1. Factual Conditionals
When speakers present an action or state in factual conditional terms, they are stating that they accept that action or state as reality;
12. If you heat ice, it melts.
13. If Andrea cooks, I wash up.
14. If it’s ten o’clock already, then I’m late.
1.1. General Truths
In #12, the melting of the ice is presented as a consequence of heating it - on every occasion that it is heated. This is a consequence independent of time; it is a general truth based on physical law and this construction is frequently used in scientific writing. In practice, the meaning is similar to utterances using when or whenever:
12a. When[ever] you heat ice, it melts.
In factual conditionals that are general truths, we normally use a present tense in both clauses; it is the natural tense for general time. It is possible however to use modals; will, for example, adds the idea of absolute certainty. Note that in 12b, below, we are presenting a general truth, not a future possibility:
12b. If you heat ice, it will melt.
Other tenses and aspects of the verb, as well as modals, are also possible in either clause in the appropriate situation:
15 If water has been boiled for twenty minutes, it is completely sterile.
16. If the metal snaps, it has been subjected to extreme stress.
17.If a dog is wagging its tail, it’s happy
18. If you can speak Swedish, you can understand Danish.
1.2. Habitual Acts
In #13, above, If Andrea cooks, I wash up, the speaker’s washing up and the consequence of Andrea’s cooking are presented as habitual acts. As with general truths, the meaning is similar to utterances using when or whenever. However, unlike general truths, which are not limited in time, habitual acts can be limited in time, and a wide range of tenses and modals is possible, for example:
13a. If Andrea cooked, I washed up. (In the past)
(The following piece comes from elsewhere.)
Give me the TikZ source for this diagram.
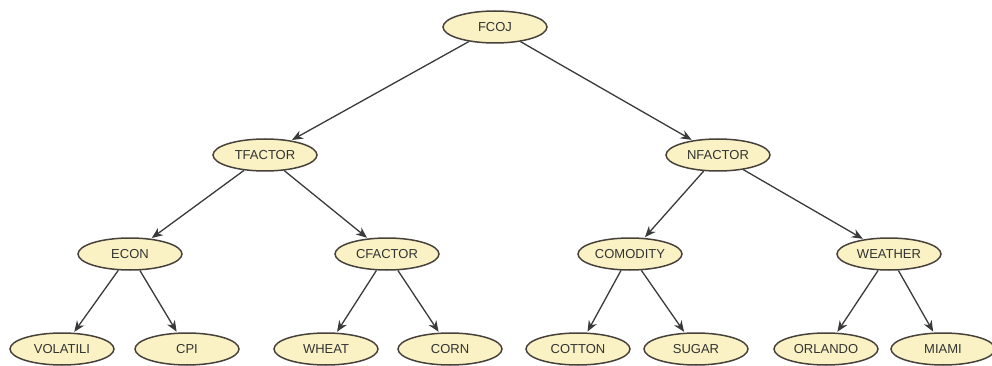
\documentclass[tikz,border=0pt]{standalone}
\usepackage{fontspec}
\setmainfont{Liberation Sans}
\usepackage{xcolor}
\usetikzlibrary{arrows.meta,positioning,shapes.geometric}
\definecolor{nodefill}{HTML}{FAF2C4}
\definecolor{edgegray}{HTML}{3A3A3A}
\begin{document}
\begin{tikzpicture}[
  x=1pt, y=-1pt,
  font=\fontsize{13}{15}\selectfont,
  ell/.style={ellipse, draw=edgegray!90!brown, fill=nodefill, line width=1.5pt,
    minimum width=104pt, minimum height=32pt, inner sep=0pt, text=black!80},
  arr/.style={-{Stealth[length=11pt,width=9pt]}, draw=edgegray, line width=1.3pt, shorten >=1pt}
]
\useasboundingbox (0,0) rectangle (992,366);
% Root and second level
\node[ell] (fcoj) at (495,27) {FCOJ};
\node[ell] (tfactor) at (265,155) {TFACTOR};
\node[ell] (nfactor) at (718,155) {NFACTOR};
\draw[arr] (fcoj)--(tfactor); \draw[arr] (fcoj)--(nfactor);

% Third level
\node[ell] (econ) at (130,254) {ECON};
\node[ell] (cfactor) at (387,254) {CFACTOR};
\node[ell] (comodity) at (630,254) {COMODITY};
\node[ell] (weather) at (889,254) {WEATHER};
\draw[arr] (tfactor)--(econ); \draw[arr] (tfactor)--(cfactor);
\draw[arr] (nfactor)--(comodity); \draw[arr] (nfactor)--(weather);

% Leaves
\node[ell] (volatili) at (62,349) {VOLATILI};
\node[ell] (cpi) at (187,349) {CPI};
\node[ell] (wheat) at (326,349) {WHEAT};
\node[ell] (corn) at (450,349) {CORN};
\node[ell] (cotton) at (578,349) {COTTON};
\node[ell] (sugar) at (696,349) {SUGAR};
\node[ell] (orlando) at (826,349) {ORLANDO};
\node[ell] (miami) at (943,349) {MIAMI};
\draw[arr] (econ)--(volatili); \draw[arr] (econ)--(cpi);
\draw[arr] (cfactor)--(wheat); \draw[arr] (cfactor)--(corn);
\draw[arr] (comodity)--(cotton); \draw[arr] (comodity)--(sugar);
\draw[arr] (weather)--(orlando); \draw[arr] (weather)--(miami);
\end{tikzpicture}
\end{document}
19. If Carol is working in the garden, Peter often goes down to the pub. (generally)
13b. If Andrea cooks, I will wash up. (Generally)
Note that in #13a, the words may be roughly paraphrased as: On those occasions when Andrea cooks, I am willing to wash up. (The implication is that on those occasionswhen she does not cook, I am not willing to wash up.) In a different context, the words could refer to a future possibility: either Andrea will cook, or she won’t; (The implication is that in the second case I will not wash up.
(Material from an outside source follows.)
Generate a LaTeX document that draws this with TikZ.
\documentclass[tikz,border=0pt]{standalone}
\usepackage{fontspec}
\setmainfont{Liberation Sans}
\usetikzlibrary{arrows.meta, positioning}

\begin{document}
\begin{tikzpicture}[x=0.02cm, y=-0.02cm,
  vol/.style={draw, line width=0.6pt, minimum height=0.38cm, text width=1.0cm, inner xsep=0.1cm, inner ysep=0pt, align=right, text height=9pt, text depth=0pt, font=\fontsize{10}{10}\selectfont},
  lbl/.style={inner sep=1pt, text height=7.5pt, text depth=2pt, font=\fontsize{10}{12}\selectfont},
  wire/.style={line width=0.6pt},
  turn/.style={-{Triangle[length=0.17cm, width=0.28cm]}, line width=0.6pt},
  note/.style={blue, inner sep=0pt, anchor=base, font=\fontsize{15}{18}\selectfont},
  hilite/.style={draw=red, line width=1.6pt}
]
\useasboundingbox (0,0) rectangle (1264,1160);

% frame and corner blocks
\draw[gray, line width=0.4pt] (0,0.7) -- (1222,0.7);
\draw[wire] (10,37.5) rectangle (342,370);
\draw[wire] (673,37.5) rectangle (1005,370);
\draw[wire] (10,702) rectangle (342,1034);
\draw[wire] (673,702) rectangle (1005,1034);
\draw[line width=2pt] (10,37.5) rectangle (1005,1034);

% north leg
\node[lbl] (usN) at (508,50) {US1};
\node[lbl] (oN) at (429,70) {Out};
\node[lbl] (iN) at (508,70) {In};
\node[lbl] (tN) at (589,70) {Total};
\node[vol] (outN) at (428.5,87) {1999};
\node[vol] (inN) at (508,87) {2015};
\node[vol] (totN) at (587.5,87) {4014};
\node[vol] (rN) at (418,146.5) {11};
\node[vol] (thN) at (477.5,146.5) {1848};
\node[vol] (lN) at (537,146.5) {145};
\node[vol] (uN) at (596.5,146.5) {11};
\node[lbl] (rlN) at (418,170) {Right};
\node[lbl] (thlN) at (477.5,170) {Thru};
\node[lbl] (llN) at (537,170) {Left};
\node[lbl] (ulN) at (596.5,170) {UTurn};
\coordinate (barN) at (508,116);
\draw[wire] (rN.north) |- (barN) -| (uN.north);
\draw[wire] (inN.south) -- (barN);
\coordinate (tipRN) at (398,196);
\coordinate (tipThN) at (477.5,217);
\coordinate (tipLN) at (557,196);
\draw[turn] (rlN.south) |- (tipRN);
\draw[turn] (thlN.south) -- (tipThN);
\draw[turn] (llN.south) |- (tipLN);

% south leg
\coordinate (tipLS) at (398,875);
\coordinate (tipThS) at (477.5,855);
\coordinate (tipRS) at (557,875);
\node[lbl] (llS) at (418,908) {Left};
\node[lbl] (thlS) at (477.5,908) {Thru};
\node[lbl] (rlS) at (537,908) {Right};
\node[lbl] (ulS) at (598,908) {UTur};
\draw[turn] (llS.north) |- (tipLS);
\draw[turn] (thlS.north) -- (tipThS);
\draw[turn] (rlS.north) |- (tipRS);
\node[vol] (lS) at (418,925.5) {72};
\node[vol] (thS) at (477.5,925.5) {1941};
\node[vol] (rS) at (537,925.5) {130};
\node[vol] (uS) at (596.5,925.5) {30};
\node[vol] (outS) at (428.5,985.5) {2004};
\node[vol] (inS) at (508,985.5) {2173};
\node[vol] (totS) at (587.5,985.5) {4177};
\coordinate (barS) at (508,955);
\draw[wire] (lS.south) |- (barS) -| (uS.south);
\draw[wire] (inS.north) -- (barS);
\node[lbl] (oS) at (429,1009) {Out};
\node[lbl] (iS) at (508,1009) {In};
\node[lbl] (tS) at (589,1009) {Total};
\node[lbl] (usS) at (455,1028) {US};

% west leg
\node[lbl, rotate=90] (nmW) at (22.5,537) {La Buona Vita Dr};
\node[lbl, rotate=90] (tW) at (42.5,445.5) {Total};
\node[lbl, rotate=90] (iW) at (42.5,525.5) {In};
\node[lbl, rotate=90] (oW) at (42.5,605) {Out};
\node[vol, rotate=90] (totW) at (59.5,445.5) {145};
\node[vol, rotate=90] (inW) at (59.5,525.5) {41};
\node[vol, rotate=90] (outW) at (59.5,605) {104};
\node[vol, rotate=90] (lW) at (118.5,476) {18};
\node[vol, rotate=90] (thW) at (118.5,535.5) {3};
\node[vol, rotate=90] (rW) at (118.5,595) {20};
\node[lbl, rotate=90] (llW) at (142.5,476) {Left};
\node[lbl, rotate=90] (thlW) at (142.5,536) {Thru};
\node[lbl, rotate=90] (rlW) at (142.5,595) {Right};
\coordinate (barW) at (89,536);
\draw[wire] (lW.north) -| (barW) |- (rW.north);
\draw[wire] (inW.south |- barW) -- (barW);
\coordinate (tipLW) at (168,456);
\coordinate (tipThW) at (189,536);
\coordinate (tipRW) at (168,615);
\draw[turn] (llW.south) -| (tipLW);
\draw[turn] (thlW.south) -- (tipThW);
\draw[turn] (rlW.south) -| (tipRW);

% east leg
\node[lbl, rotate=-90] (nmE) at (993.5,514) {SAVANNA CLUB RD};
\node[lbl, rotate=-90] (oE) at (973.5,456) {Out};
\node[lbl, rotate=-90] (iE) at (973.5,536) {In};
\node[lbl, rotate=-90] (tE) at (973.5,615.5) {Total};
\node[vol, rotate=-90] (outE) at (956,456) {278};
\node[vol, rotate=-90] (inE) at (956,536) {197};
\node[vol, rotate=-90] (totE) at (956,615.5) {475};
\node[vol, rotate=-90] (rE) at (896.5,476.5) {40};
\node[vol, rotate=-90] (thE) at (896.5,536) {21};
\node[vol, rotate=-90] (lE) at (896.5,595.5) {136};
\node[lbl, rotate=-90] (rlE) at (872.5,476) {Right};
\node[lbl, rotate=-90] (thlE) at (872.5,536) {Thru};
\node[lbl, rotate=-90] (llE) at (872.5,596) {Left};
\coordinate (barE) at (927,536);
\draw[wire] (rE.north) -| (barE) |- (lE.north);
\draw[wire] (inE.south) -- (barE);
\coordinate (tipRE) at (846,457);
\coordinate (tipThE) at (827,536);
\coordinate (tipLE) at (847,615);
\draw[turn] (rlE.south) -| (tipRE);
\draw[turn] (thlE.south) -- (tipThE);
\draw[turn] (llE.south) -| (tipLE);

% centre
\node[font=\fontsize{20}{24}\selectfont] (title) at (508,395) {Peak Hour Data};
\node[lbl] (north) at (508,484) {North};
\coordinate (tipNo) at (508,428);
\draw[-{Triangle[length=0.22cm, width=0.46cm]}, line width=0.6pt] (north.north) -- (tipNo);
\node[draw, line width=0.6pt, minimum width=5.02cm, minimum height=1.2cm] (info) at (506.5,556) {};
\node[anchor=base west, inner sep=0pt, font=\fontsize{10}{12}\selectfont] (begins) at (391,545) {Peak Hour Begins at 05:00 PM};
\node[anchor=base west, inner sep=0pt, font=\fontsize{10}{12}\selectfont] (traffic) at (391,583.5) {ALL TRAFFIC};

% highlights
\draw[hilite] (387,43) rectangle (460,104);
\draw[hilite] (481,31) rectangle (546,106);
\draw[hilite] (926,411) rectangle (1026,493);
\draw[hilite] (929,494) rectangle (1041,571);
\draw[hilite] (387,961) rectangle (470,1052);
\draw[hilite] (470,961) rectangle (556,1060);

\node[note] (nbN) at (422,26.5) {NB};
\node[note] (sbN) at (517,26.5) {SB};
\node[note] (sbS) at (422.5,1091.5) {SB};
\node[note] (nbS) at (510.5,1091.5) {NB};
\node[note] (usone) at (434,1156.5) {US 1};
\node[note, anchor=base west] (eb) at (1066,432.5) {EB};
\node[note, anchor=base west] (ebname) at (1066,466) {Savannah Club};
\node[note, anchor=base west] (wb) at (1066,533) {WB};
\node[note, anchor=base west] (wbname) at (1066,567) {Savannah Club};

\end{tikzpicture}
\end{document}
Similarly, the setting of the situation in #13b, below, in the past can result in a sentence that has the same form as a hypothetical conditional (referring to future time) or counterfactual conditional (referring to the general present):
13c. If Andrea cooked, I would wash up.
1.3. Accepted Truths
In examples #12, If you heat ice, it melts, a general truth, and #13 If Andrea cooks, I wash up, a habitual act, the IF-clause action/state reported by the speaker was known before the reporting. In #14, If it’s ten o’clock already, then I’m late,the situation is different: the situation was unknown to the speaker until moments before the utterance. Indeed, such utterances are frequently preceded by another speaker providing the knowledge; in #14, it would be the other speaker saying, “It’s ten o’clock”. In the subsequent conditional, if conveys a similar meaning to given that, accepting that. The whole conditional clause is sometimes replaced by some other expression with if: if [that is] so, if that is the case; or without if: that being so, in that case. A range of tenses and modals is possible:
20. [Speaker A: I have finished.]
Speaker B: You can go home if you have finished.
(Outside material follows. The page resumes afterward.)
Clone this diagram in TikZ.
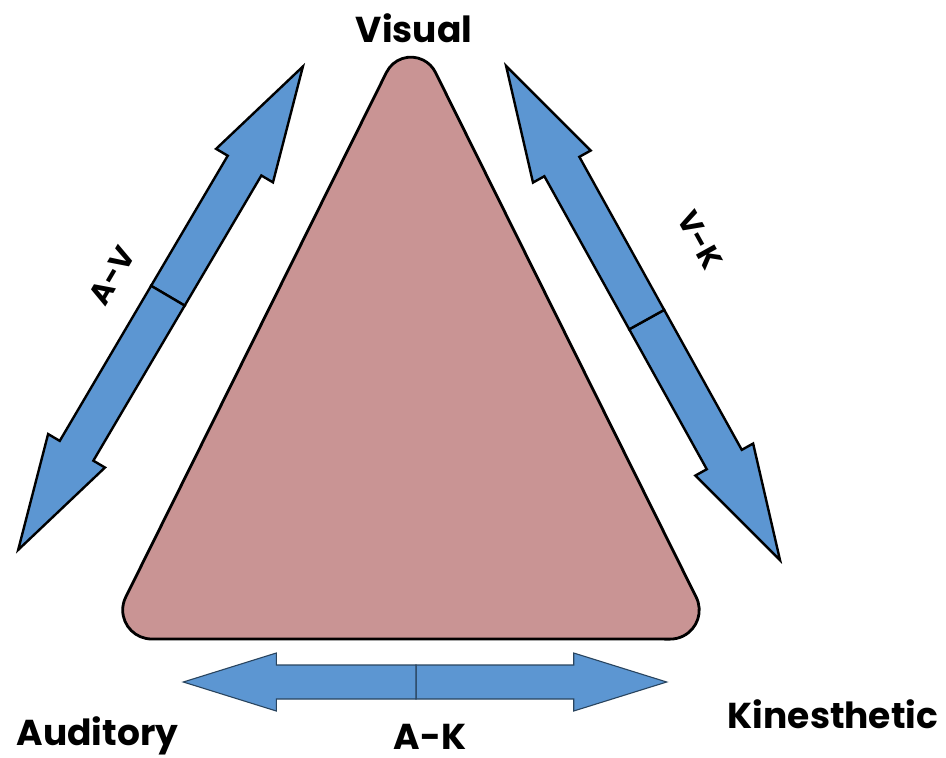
\documentclass[tikz,border=0pt]{standalone}
\usepackage{fontspec}
\setmainfont{Poppins}
\definecolor{tri}{RGB}{201,148,148}
\definecolor{arr}{RGB}{92,150,210}
\tikzset{
  tribox/.style={draw=black, line width=2.8pt, fill=tri},
  sidearrow/.style={draw=black, line width=2.4pt, fill=arr, line join=miter},
  flatarrow/.style={draw=black!55!arr, line width=1.1pt, fill=arr},
  lbl/.style={font=\fontsize{36}{40}\selectfont\bfseries, text=black, inner sep=0pt},
  sidelbl/.style={font=\fontsize{30}{34}\selectfont\bfseries, text=black, inner sep=0pt}
}
% #1 style, #2 front length, #3 back length, #4 head length, #5 head half width, #6 shaft half width
\newcommand{\dblarrow}[6]{%
  \path[#1] (0,-#6) -- ({#2-#4},-#6) -- ({#2-#4},-#5) -- (#2,0) -- ({#2-#4},#5) -- ({#2-#4},#6) -- (0,#6) -- cycle;
  \path[#1] (0,-#6) -- ({-#3+#4},-#6) -- ({-#3+#4},-#5) -- (-#3,0) -- ({-#3+#4},#5) -- ({-#3+#4},#6) -- (0,#6) -- cycle;
}
\begin{document}
\begin{tikzpicture}[x=1pt,y=-1pt]
\useasboundingbox (0,0) rectangle (946,758);
\fill[white] (0,0) rectangle (946,758);
% triangle
\path[tribox] (386.5,72.3) arc[start angle=206.4, end angle=333.6, radius=27.3]
  -- (696.2,597.2) arc[start angle=-26.4, end angle=90, radius=29]
  -- (151.7,639) arc[start angle=90, end angle=206.4, radius=29] -- cycle;
% A-V arrow
\begin{scope}[shift={(167.9,295.7)}, rotate=59.5]
  \dblarrow{sidearrow}{266}{295}{115}{33}{19.5}
\end{scope}
% V-K arrow
\begin{scope}[shift={(646.7,319.6)}, rotate=-61]
  \dblarrow{sidearrow}{275}{290}{115}{33}{20}
\end{scope}
% A-K arrow
\begin{scope}[shift={(416,682)}]
  \dblarrow{flatarrow}{250.7}{232.7}{93}{29}{17}
\end{scope}
% labels
\node[lbl, anchor=base] (visual) at (414,42) {Visual};
\node[lbl, anchor=base] (auditory) at (97.5,745) {Auditory};
\node[lbl, anchor=base] (kin) at (833,728) {Kinesthetic};
\node[lbl, anchor=base] (ak) at (430,749) {A-K};
\node[sidelbl, rotate=59.5] (av) at (112,276) {A-V};
\node[sidelbl, rotate=-61] (vk) at (700,240) {V-K};
\end{tikzpicture}
\end{document}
21. [Speaker A: Sue is working on the computer.]
Speaker B: If Sue is working on the computer, John, go to the library.
22.[Speaker A: The Lattins will drive you to the airport]
Speaker B: If the Lattins will drive me to the airport, I’ll be able to leave later.
23. [Speaker A: John got a first at Oxford.]
Speaker B: If he did that, he worked really hard.
A speaker can, by intonation, indicate disbelief in the accepted condition, but the form is unchanged:
23. (Speaker A: The last candidate says he is a major in the reserves.)
Speaker B: If he’s a major, then I’m a field marshal. Who does he think he’s fooling?
In many of these examples, the main [consequent] clause implies a reality, but it can also carry other overtones, often suggested by a modal:
21a. (Speaker A: Sue is working on her computer.)
Speaker B: If Sue is working on her computer, she must be completing her assignment. (Logical deduction about present activity)
23a. (Speaker A: John got a first at Oxford.)
Speaker B: If he did that, he must have worked really hard. (Logical deduction about earlier activity)
23b. (Speaker A: John got a first at Oxford.)
Speaker B: If he did that, he is going to have his choice of good jobs. (Present evidence of future action/state)
In these Factual Conditionals, the wide possible range of tense- and modal-use is more helpful than confusing for learners. Provided you understand how tenses are used, you can say what you wish to; you are not constrained by arbitrary rules about ‘sequence of tenses’. The only ‘rule’ is self-evident: when we speak about factual situations, we can use a tense form to distance in time, but not to distance in reality.